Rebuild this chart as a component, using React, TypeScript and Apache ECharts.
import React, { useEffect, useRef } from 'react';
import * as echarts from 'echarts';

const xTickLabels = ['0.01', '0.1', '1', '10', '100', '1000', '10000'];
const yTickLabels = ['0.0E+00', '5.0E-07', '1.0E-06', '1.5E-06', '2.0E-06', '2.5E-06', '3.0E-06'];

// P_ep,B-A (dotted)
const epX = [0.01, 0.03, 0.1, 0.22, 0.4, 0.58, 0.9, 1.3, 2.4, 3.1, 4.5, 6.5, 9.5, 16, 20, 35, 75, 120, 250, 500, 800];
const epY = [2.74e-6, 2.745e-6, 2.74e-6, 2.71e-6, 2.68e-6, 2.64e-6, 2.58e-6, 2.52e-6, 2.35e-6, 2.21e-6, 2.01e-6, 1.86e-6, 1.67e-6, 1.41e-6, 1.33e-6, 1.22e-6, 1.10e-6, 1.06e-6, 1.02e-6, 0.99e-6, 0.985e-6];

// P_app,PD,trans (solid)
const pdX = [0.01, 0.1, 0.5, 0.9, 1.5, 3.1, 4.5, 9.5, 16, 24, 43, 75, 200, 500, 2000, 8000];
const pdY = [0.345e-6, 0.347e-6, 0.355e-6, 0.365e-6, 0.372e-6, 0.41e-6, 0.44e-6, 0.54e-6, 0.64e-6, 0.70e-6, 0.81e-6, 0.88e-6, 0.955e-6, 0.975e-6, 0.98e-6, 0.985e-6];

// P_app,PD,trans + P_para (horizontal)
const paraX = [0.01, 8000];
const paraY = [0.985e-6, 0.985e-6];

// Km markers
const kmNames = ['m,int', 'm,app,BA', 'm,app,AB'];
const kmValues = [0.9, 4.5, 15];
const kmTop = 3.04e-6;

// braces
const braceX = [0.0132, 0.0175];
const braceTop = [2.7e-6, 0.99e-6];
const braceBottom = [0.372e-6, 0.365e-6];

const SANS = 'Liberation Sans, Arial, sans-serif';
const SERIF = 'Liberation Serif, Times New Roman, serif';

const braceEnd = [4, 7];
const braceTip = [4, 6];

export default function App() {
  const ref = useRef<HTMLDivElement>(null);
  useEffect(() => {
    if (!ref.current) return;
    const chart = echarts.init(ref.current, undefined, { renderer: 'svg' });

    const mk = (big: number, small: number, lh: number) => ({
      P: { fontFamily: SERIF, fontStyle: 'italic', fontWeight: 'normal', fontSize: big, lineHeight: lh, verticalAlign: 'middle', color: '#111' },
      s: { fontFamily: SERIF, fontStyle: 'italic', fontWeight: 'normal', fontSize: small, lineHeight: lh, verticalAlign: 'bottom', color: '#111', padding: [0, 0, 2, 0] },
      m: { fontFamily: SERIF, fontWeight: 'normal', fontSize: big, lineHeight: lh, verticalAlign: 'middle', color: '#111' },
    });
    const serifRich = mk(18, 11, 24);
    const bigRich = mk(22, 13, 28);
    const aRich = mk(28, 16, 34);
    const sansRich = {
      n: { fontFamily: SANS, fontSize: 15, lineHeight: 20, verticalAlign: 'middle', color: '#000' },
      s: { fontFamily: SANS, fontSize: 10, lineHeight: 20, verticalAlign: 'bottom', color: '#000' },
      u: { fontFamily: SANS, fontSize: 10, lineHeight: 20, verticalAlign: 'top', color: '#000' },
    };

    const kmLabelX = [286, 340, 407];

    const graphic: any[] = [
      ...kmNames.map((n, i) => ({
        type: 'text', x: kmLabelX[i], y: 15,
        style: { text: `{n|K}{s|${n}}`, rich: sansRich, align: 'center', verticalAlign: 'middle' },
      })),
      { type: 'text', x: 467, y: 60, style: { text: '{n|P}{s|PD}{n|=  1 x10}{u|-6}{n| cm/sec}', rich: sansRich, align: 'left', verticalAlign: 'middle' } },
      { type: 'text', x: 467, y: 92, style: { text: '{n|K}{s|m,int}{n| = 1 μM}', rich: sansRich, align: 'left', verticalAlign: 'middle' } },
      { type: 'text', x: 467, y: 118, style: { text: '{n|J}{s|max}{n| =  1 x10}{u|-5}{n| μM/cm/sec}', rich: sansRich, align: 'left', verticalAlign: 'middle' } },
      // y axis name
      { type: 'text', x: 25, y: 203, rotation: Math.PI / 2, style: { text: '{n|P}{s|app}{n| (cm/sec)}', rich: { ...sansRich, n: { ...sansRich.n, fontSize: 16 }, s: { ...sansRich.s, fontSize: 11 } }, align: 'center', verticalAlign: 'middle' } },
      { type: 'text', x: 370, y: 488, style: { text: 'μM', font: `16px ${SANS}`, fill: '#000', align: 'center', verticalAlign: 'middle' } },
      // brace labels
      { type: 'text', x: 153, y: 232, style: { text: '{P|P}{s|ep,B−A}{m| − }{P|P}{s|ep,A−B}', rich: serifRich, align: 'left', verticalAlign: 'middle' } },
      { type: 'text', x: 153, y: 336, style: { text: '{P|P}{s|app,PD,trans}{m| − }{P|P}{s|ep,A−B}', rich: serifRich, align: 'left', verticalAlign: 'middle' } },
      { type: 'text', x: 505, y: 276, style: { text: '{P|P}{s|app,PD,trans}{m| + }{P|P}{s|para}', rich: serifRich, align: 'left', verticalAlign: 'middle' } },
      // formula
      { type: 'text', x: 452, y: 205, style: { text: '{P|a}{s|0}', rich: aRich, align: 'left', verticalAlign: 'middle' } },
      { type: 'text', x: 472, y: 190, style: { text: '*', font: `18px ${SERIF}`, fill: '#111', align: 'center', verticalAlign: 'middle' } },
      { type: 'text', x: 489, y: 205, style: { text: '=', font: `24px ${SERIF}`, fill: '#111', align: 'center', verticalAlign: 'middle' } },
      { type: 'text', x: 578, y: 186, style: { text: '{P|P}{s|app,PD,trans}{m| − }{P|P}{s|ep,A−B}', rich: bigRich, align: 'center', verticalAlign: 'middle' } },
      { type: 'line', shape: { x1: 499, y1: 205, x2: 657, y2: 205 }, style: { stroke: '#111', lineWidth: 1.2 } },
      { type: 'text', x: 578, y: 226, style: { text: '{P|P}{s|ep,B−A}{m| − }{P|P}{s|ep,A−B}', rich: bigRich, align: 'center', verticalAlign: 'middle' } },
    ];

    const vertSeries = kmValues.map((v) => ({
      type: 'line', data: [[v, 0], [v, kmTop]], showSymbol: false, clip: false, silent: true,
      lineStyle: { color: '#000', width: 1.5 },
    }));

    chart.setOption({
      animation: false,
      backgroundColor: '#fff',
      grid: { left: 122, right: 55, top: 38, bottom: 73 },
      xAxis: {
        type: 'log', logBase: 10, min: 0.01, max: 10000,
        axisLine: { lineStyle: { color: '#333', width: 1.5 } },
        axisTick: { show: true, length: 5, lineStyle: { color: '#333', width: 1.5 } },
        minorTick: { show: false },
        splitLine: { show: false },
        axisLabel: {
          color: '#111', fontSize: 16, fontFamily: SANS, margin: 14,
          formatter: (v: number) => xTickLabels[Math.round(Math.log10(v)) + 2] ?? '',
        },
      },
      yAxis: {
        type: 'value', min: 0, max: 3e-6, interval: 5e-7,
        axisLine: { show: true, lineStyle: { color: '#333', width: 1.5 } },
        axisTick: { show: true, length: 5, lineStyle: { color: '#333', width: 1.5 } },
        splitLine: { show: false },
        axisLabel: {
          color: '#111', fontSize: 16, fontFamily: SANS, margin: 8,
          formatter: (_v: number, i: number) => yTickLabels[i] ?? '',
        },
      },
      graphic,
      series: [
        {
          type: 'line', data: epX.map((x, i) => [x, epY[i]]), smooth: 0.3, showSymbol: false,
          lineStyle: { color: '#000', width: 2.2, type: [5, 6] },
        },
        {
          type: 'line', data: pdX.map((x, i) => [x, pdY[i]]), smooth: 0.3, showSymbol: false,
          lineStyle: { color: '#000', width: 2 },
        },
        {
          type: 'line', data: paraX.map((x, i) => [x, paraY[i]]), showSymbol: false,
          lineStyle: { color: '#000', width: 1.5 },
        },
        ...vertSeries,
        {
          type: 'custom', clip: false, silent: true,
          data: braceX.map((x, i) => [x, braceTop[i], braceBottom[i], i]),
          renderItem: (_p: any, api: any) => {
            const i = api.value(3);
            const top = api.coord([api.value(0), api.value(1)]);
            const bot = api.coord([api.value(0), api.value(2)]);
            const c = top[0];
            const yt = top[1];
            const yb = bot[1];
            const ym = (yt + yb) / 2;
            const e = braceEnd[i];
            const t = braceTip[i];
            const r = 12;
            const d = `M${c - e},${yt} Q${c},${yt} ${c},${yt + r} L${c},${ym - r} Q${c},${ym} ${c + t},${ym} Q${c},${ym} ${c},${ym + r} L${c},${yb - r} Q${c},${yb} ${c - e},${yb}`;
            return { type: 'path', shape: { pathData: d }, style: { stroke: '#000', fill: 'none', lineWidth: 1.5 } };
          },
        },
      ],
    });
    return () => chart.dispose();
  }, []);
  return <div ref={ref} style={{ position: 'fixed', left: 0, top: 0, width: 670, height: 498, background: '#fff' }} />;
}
┄┄┄┄┄┄┄┄┄┄
Where a line above contains the string "React", copy that line.

Rebuild this chart as a component, using React, TypeScript and Apache ECharts.
import React, { useEffect, useRef } from 'react';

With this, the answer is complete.